Drop every picture. Then return, exactly, the lines from the beginning of the listing below through the one containing "height=63pt] (e8) at".
══════════════════════════════
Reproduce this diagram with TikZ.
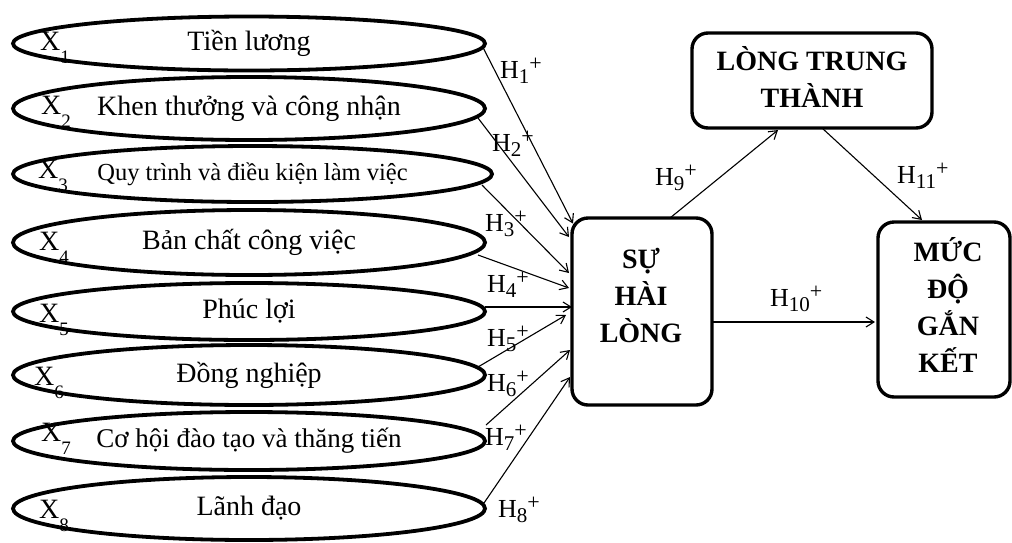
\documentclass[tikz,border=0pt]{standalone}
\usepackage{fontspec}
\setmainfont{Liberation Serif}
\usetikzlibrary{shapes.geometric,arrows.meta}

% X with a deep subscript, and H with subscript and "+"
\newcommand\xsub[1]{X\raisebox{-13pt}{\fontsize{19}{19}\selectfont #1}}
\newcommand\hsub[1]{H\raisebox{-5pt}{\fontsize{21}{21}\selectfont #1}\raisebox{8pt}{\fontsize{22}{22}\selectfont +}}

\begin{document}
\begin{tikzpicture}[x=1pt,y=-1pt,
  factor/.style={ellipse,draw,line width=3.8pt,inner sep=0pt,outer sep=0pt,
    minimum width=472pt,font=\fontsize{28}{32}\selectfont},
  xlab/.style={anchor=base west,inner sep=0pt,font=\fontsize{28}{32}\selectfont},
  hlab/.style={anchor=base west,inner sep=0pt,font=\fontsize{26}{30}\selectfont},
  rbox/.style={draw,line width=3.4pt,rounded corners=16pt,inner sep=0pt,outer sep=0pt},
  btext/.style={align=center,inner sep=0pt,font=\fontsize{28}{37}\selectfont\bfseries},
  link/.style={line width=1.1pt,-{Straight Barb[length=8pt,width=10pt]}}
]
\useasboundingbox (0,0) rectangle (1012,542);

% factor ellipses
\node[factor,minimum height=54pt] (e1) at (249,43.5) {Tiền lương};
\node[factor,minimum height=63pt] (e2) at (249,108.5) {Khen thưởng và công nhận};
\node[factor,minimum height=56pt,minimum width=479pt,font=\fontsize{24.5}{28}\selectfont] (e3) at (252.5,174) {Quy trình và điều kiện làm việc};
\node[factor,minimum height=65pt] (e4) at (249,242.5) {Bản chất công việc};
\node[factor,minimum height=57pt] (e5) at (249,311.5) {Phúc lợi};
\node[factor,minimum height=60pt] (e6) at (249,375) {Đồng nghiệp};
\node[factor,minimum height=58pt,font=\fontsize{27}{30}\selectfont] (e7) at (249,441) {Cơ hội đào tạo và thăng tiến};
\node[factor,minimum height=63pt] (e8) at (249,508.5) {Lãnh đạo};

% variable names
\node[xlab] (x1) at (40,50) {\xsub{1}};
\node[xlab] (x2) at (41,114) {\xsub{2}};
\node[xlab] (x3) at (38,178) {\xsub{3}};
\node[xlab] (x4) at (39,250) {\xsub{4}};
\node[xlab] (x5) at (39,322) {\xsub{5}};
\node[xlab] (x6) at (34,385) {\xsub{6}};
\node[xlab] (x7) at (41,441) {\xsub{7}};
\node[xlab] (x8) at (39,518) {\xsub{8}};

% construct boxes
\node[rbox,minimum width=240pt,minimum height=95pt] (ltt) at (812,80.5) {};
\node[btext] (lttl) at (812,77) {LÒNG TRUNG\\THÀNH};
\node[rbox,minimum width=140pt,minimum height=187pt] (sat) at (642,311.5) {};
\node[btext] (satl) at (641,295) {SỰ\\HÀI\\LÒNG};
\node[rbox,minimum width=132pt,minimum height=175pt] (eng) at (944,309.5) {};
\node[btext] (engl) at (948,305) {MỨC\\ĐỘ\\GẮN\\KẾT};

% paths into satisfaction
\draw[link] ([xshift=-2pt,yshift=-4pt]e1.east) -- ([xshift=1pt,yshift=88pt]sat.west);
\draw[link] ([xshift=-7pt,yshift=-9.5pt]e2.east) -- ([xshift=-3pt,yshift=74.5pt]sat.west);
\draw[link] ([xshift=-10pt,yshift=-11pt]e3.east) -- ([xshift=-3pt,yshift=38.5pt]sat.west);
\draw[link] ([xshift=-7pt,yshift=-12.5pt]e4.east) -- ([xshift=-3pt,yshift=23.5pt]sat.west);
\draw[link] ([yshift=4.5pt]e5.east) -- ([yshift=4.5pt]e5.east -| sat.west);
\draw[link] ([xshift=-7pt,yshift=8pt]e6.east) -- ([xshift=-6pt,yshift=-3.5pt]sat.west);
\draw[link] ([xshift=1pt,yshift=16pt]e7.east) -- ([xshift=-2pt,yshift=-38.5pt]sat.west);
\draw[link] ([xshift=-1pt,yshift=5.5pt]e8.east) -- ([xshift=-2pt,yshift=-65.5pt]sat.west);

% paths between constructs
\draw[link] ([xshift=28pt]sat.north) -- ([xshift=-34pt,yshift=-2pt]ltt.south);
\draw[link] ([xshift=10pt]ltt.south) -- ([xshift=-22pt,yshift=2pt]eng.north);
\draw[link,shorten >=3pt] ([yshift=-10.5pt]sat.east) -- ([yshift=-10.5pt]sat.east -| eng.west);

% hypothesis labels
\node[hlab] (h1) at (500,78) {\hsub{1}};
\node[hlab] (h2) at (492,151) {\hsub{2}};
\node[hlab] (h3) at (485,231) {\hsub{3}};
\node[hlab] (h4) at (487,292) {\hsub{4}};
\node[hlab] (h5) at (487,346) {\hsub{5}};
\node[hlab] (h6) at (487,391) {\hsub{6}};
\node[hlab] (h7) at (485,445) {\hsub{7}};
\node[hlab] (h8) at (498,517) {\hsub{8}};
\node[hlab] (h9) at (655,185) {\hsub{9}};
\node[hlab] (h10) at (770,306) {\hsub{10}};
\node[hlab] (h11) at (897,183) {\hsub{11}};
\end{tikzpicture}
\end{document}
══════════════════════════════
## SOLUTION
Reproduce this diagram with TikZ.
\documentclass[tikz,border=0pt]{standalone}
\usepackage{fontspec}
\setmainfont{Liberation Serif}
\usetikzlibrary{shapes.geometric,arrows.meta}

% X with a deep subscript, and H with subscript and "+"
\newcommand\xsub[1]{X\raisebox{-13pt}{\fontsize{19}{19}\selectfont #1}}
\newcommand\hsub[1]{H\raisebox{-5pt}{\fontsize{21}{21}\selectfont #1}\raisebox{8pt}{\fontsize{22}{22}\selectfont +}}

\begin{document}
\begin{tikzpicture}[x=1pt,y=-1pt,
  factor/.style={ellipse,draw,line width=3.8pt,inner sep=0pt,outer sep=0pt,
    minimum width=472pt,font=\fontsize{28}{32}\selectfont},
  xlab/.style={anchor=base west,inner sep=0pt,font=\fontsize{28}{32}\selectfont},
  hlab/.style={anchor=base west,inner sep=0pt,font=\fontsize{26}{30}\selectfont},
  rbox/.style={draw,line width=3.4pt,rounded corners=16pt,inner sep=0pt,outer sep=0pt},
  btext/.style={align=center,inner sep=0pt,font=\fontsize{28}{37}\selectfont\bfseries},
  link/.style={line width=1.1pt,-{Straight Barb[length=8pt,width=10pt]}}
]
\useasboundingbox (0,0) rectangle (1012,542);

% factor ellipses
\node[factor,minimum height=54pt] (e1) at (249,43.5) {Tiền lương};
\node[factor,minimum height=63pt] (e2) at (249,108.5) {Khen thưởng và công nhận};
\node[factor,minimum height=56pt,minimum width=479pt,font=\fontsize{24.5}{28}\selectfont] (e3) at (252.5,174) {Quy trình và điều kiện làm việc};
\node[factor,minimum height=65pt] (e4) at (249,242.5) {Bản chất công việc};
\node[factor,minimum height=57pt] (e5) at (249,311.5) {Phúc lợi};
\node[factor,minimum height=60pt] (e6) at (249,375) {Đồng nghiệp};
\node[factor,minimum height=58pt,font=\fontsize{27}{30}\selectfont] (e7) at (249,441) {Cơ hội đào tạo và thăng tiến};
\node[factor,minimum height=63pt] (e8) at (249,508.5) {Lãnh đạo};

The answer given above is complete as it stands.